2) Future decisions :
Sales data will help a company to take a future decision in terms of inventory management, marketing activities, schemes or offers to be rolled and changes in manufacturing processes if applicable. Based on Sales data, major decisions like continuing or discontinuing a product is taken. Those future decisions will help the external stakeholders of the company to decide whether or not to invest in the company.
3) Market Trends :
Sales analysis will also show the current market trends to the company. While the company may be preparing to launch a new product, Sales Analysis would show a drastic increase in Sales of the earlier product after an activity, showing that it was the lack of awareness which was a hindrance in realizing Sales and not the product. Also, Sales of a certain product may skyrocket during a festival or decrease seasonally.
4) Customer analysis :
Effectively, Sales Analysis is nothing but Customer Analysis. Answering why did a particular customer buy the product in a particular month may give crucial customer insights which will help with the planning of the company.
5) Detailed analysis :
A detailed Sales Analysis is broken down product wise, customer wise, year and month wise and geography wise is a source of huge information for the company.
Types of Sales Analysis:
Although many companies may use various types tailored to fit their organization, here are the few common types of Sales Analysis performed :
1) Periodic Analysis :
This can be a month on month or year on year or year till date compared to previous year till date as the need may be. This gives insight into the impact of time on sales.
2) Product wise Analysis :
Sales of products during different times in different areas can be used. This is majorly used in large-scale equipment.
3) Channel of distribution wise :
4) Forecast vs Achievement analysis :
This gives the details of sales which were used to forecast the numbers – and inventory was arranged accordingly – and what is the actual achievement of Sales – and whether the inventory needs to refilled or schemes need to be rolled out for the liquidation of stocks.
5) Combination of above :
For more detailed analysis, the company may perform a combined analysis of above for example multinationals like Proctor and Gamble may analyze the Sales of Tide detergent in Asia Pacific region for the year 2018 and compare it with Sales of the year 2017. This involves Product as well as periodic sales.

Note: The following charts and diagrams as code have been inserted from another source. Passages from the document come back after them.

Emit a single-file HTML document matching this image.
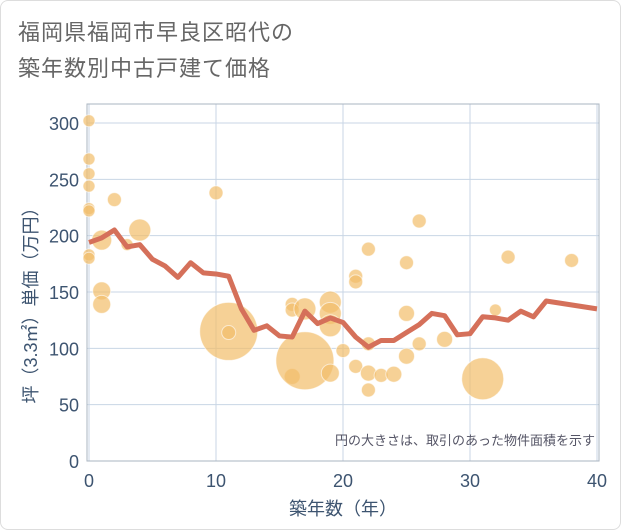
<!DOCTYPE html>
<html><head><meta charset="utf-8">
<style>
body{margin:0;background:#fff;}
#wrap{position:relative;width:619px;height:528px;border:1px solid #ddd;border-radius:8px;overflow:hidden;font-family:"Liberation Sans","Noto Sans CJK JP",sans-serif;}
.title{position:absolute;left:17px;top:14px;font-size:22px;line-height:36px;color:#666;letter-spacing:1px;}
</style></head>
<body>
<div id="wrap">
<div class="title">福岡県福岡市早良区昭代の<br>築年数別中古戸建て価格</div>
<svg id="chart" width="621" height="530" style="position:absolute;left:0;top:0"></svg>
</div>
<script>
const xTicks=[0,10,20,30,40];
const yTicks=[0,50,100,150,200,250,300];
const lineYears=[0,1,2,3,4,5,6,7,8,9,10,11,12,13,14,15,16,17,18,19,20,21,22,23,24,25,26,27,28,29,30,31,32,33,34,35,36,40];
const lineValues=[194,198,205,190,192,179,173,163,176,167,166,164,135,116,120,111,110,133,122,127,123,110,101,107,107,114,121,131,129,112,113,128,127,125,133,128,142,135];
const bubbleYears=[0,0,0,0,0,0,0,0,1,1,1,2,3,4,10,11,11,16,16,16,17,17,19,19,19,19,20,21,21,21,22,22,22,22,23,24,25,25,25,26,26,28,31,32,33,38];
const bubbleValues=[302,268,255,244,224,222,183,180,196,151,139,232,192,205,238,115,114,139,134,75,135,89,141,131,120,78,98,164,159,84,188,104,78,63,76,77,176,131,93,213,104,108,73,134,181,178];
const bubbleAreas=[36,36,36,36,36,36,36,36,100,81,81,49,36,121,49,841,49,49,49,64,121,841,121,121,121,81,49,49,49,49,49,49,64,49,49,64,49,64,64,49,49,64,441,36,49,49];
const NS="http://www.w3.org/2000/svg";
const svg=document.getElementById('chart');
const L=86,R=598,T=103,B=460;
function xs(v){return 88+v*(596-88)/40;}
function ys(v){return 460-v*(460-122)/300;}
function mk(t,a){const e=document.createElementNS(NS,t);for(const k in a)e.setAttribute(k,a[k]);svg.appendChild(e);return e;}
// grid
for(const t of yTicks){
 const g=mk('line',{x1:L,x2:R,y1:ys(t),y2:ys(t),stroke:'#c8d6e5','stroke-width':1});
 
 
 const tx=mk('text',{x:78,y:ys(t)+7,'text-anchor':'end','font-size':18,fill:'#3d5470'});
 tx.textContent=t;
 
 
}
for(const t of xTicks){
 const g=mk('line',{x1:xs(t),x2:xs(t),y1:T,y2:B,stroke:'#c8d6e5','stroke-width':1});
 
 
 const tx=mk('text',{x:xs(t),y:486,'text-anchor':'middle','font-size':18,fill:'#3d5470'});
 tx.textContent=t;
 
 
}
const fr=mk('rect',{x:L,y:T,width:R-L,height:B-T,fill:'none',stroke:'#aab4c0','stroke-width':1});


// bubbles
for(let i=0;i<bubbleYears.length;i++){
 const c=mk('circle',{cx:xs(bubbleYears[i]),cy:ys(bubbleValues[i]),r:Math.sqrt(bubbleAreas[i]),fill:'rgba(242,190,105,0.7)',stroke:'rgba(255,255,255,0.6)','stroke-width':1});
 
 
}
// line
let d='';
for(let i=0;i<lineYears.length;i++){d+=(i?'L':'M')+xs(lineYears[i])+' '+ys(lineValues[i]);}
const p=mk('path',{d:d,fill:'none',stroke:'#d5705a','stroke-width':5,'stroke-linejoin':'round'});


const note=mk('text',{x:594,y:444,'text-anchor':'end','font-size':13,fill:'#556'});
note.textContent='円の大きさは、取引のあった物件面積を示す';


const xt=mk('text',{x:342,y:514,'text-anchor':'middle','font-size':18,fill:'#3d5470'});
xt.textContent='築年数（年）';


const yt=mk('text',{x:0,y:0,'text-anchor':'middle','font-size':18,fill:'#3d5470',transform:'translate(36,300) rotate(-90)'});
yt.textContent='坪（3.3㎡）単価（万円）';


</script>
</body></html>
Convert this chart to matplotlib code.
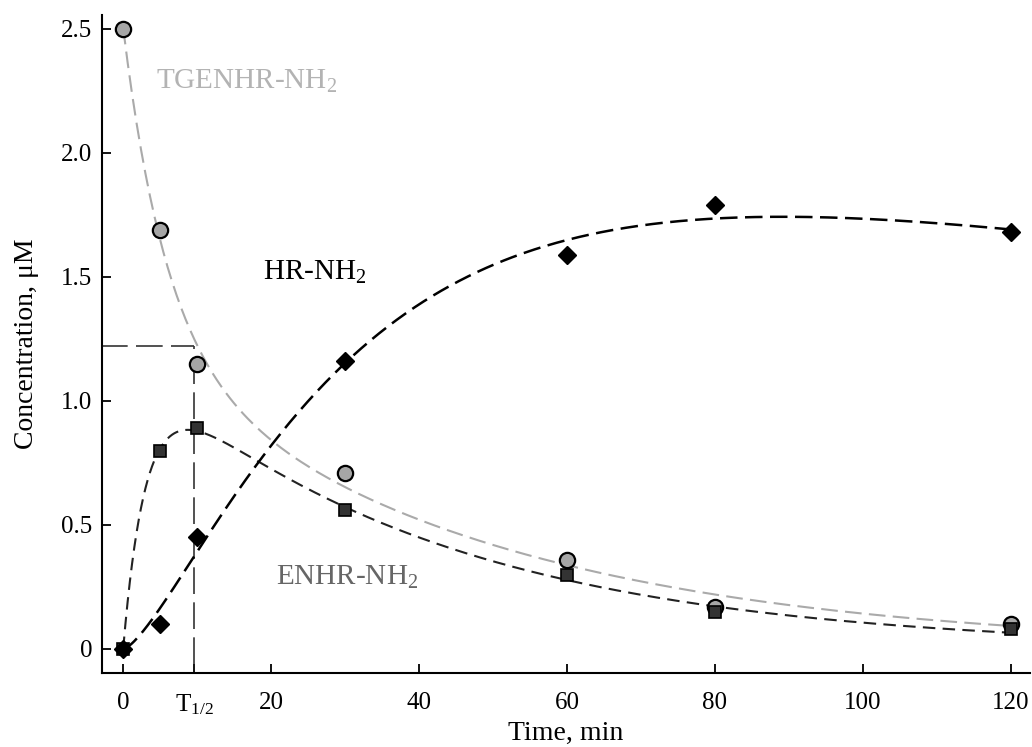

Advantages of Sales Analysis :
1) Opportunities :
Sales analysis of own products as well as competitor products is important as analyzing sales of competitors allows insights into the market from a different perspective and may help the company to reach the missed out customers and grab the missed opportunity.
2) Decision driver :
Sales analysis, as explained above acts a decision driver for the company to make major changes in their products. If the Sales of a product are not up to the mark, the company may discontinue the product with immediate effect. For example, as the Sales of Touchscreen phones increased all the traditional button models changed their phones to touch screens. With the advent of Facebook and Twitter, earlier sites like Orkut had to be shut down because of lack of revenue and shift of audience from one platform to other.
3) Customer Service :
Knowing the reason behind why a particular sales occurred during particular time will help the companies to keep the inventory ready and help them to serve the customers better. Delighting the customers will, in turn, benefit the company by increased sales further and help to develop goodwill and establish the brand value of the company.
4) Marketing support :
Sales of a certain product may require one-time marketing support or multiple times or seasonal support. Those decisions are taken based on Sales analysis. For example, products like cough syrup would require marketing and ad campaigns just before and during winter while airline services require constant marketing support.
Disadvantages of Sales Analysis :
1) Reliability :
A lot of times, Sales Analysis might have done in a haphazard way or the reasons for the increase in sales of a particular product may go up purely on the effort of the Salespersons or offers rolled out. This may have nothing to do with customer or trends and relying on those conclusions can be problematic for the company.
2) Political factors :
12 countries in Europe introduced a single currency in 2002 which caused temporary disruption of the economy. In such cases, even though the trend may say that the Sales is supposed to increase, owing to unavailability of purchasing power of customers, the company may face a dip in sales. The following year to this incident when the economy may again stabilize, comparing previous years’ data will show askew results again since the customers are purchasing normally as per their requirement but there would be a tremendous growth in the analysis.
3) Technical knowledge :
High technical knowledge is required for Sales Analysis and not everyone may be suited to do that. Good arithmetic skills along with high market knowledge are basic requirements and those may not be fulfilled by every Salesperson.
4) Cost :
A detailed Sales Analysis along with its interpretation is outsourced by many companies. The dedicated firms or software may be costly which the company would have to bear regularly. Also, the privacy of data would be compromised when sharing the Sales data to the third party. A Sales analysis performed by an internal employee instead of outsourcing would increase the cost of the firm in terms of salary, training the person for technical knowledge and there are chances of human error in Manual Sales Analysis.